Sind Sie nahe am Wasser gebaut? Und wie viel Emotionen gibt es in Ihrem Alltag? Ich persönlich würde mich eher zum Typ Mensch zählen, bei dem es sehr viel braucht, bis ich mal weine. Trotzdem gibt es im Leben diese Ereignisse, welche für Jede/n eine gewisse Instabilität und Labilität bereitstellen. So zum Beispiel ein Umzug und Kulturwechsel und das Einleben danach, der sogenannte "Transitioning-Prozess". Er wird auf der psychosozialen Belastungsebene meist als «mittelschwer» eingestuft. Ein Umzug mit der ganzen Familie in ein fremdes Land wiegt da wohl noch etwas schwerer.
Ich persönlich habe mich sehr auf unseren Umzug und die Veränderung gefreut. Trotzdem war der Verlust des Vertrauten, das Aufgeben von sozialen Kontakten wie Nachbarn und Kollegen und der Stress des Umzugs dann intensiver, als ich gedacht hätte. Dazu habe ich erfahren, dass ich zum «post grieving» tendiere – die Trauer und das Loslassen kam erst nach dem Ankommen zum Vorschein.
Wenn die anstrengenden Wochen des Sortierens und Packens durch sind und man mit den Kindern am neuen Ort angekommen ist, tauchen ganz alltägliche Fragen auf wie: «Wo finde ich den nächsten Einkaufsladen, welche Kehrichtmarken werden hier verwendet und wann wird der Müll abgeholt?» So trivial und einfach diese auch klingen, sie führen ebenfalls in eine gewisse Unsicherheit.
Seien Sie sich bewusst, dass in solchen Übergangssituationen die Emotionen schneller an die Oberfläche treten können und der Umgang mit ihnen herausfordernd und anstrengend sein kann. Ein bewusstes Emotionsmanagement schafft hier Abhilfe.
Folgende Strategien und Techniken helfen, eine gute Selbstregulation einzuüben und somit für Ihre Familie die nötigen Ressourcen zur Verfügung zu haben und für sich selbst ein gesundes Gleichgewicht aufzubauen.

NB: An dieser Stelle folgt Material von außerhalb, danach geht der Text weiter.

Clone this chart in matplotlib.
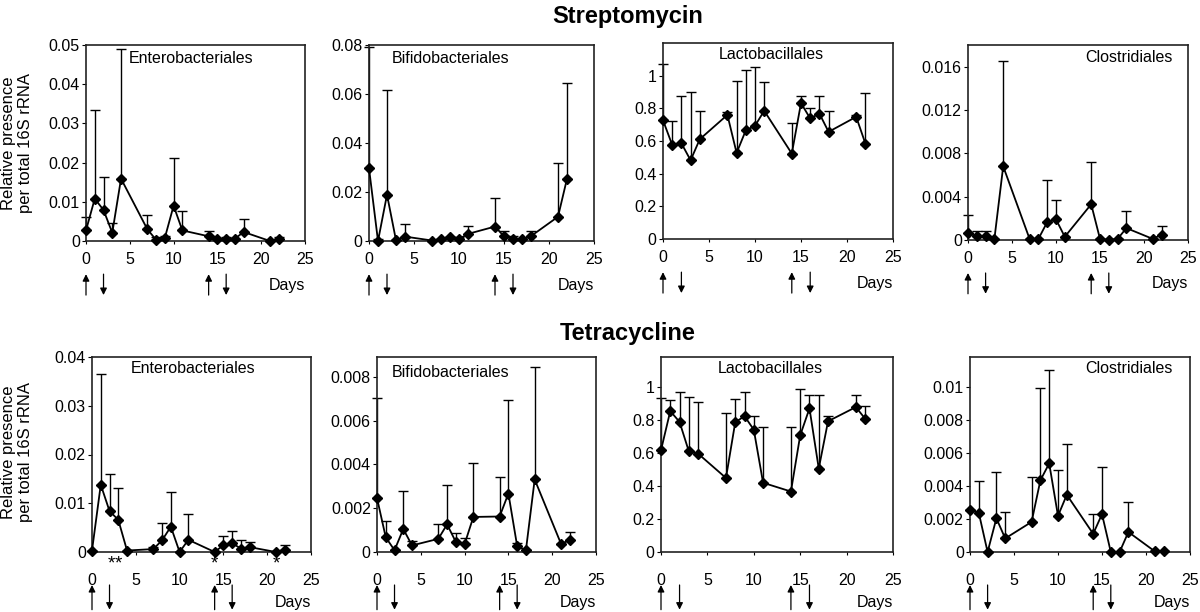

Achtsamkeit: Eine der besten Methoden, um achtsamer zu leben, ist für mich das Aufschreiben. Ein Tagebuch zu führen (Journaling: und darf auch mit Zeichnungen und Kritzeleien versehen sein!) hilft, zu reflektieren, Gedankenspiralen zu unterbrechen und im hier und jetzt zu leben. Selbstreflexion: Besonders in einer neuen Umgebung hilft ein Spaziergang in die Natur und ein Telefongespräch mit einer Freundin, über Emotionen nachzudenken und sich selbst besser verstehen zu lernen. Unterstützung von aussen: Hilfe von aussen zu erhalten ist heutzutage dank Internet auch über grosse Distanzen online möglich. Suchen Sie sich einen Therapeuten, um ihren Emotionen auf den Grund zu kommen. Als Kunsttherapeutin habe ich die Erfahrung gemacht, dass das Malen hilft, sich auf nonverbaler Ebene besser kennen zu lernen. Bewegung und Sport: Eine gesunde Lebensweise trägt zu ihrem Wohlbefinden bei. Und nach intensiven Zeiten wie einem Umzug ist Sport eine der besten Methoden, um überschüssige Stresshormone aus dem Körper freizulassen. Diese Erkenntnisse habe ich übrigens von der Neurowissenschaftlerin Barbara Studer. Kreativität: Malen, Schreiben, Musik und Tanz helfen, Emotionen auszudrücken. Wieso nicht zusammen mit den Kindern eine Kreativstunde organisieren? Wenn alle zusammen in eine trübe Stimmung versinken, hilft es uns, zusammen zu singen und zu “blödeln”. Das Lachen befreit und gibt eine neue Perspektive.
Emotionsmanagement und ein achtsamer Umgang im Transitioning-Prozess muss geübt sein und ist ein fortlaufender Prozess. Die erwähnten Strategien sind bei weitem nicht abschliessend, aber möglicherweise ein Start für einen stärkeren Fokus.
Haben Sie Geduld mit sich selber in der Zeit des Umzugs und Kulturwechsels und suchen Sie nach den für sie am besten geeigneten Strategien. Das Transitioning im neuen Land braucht Zeit (und starke Gefühle können in den unmöglichsten Situationen auftreten).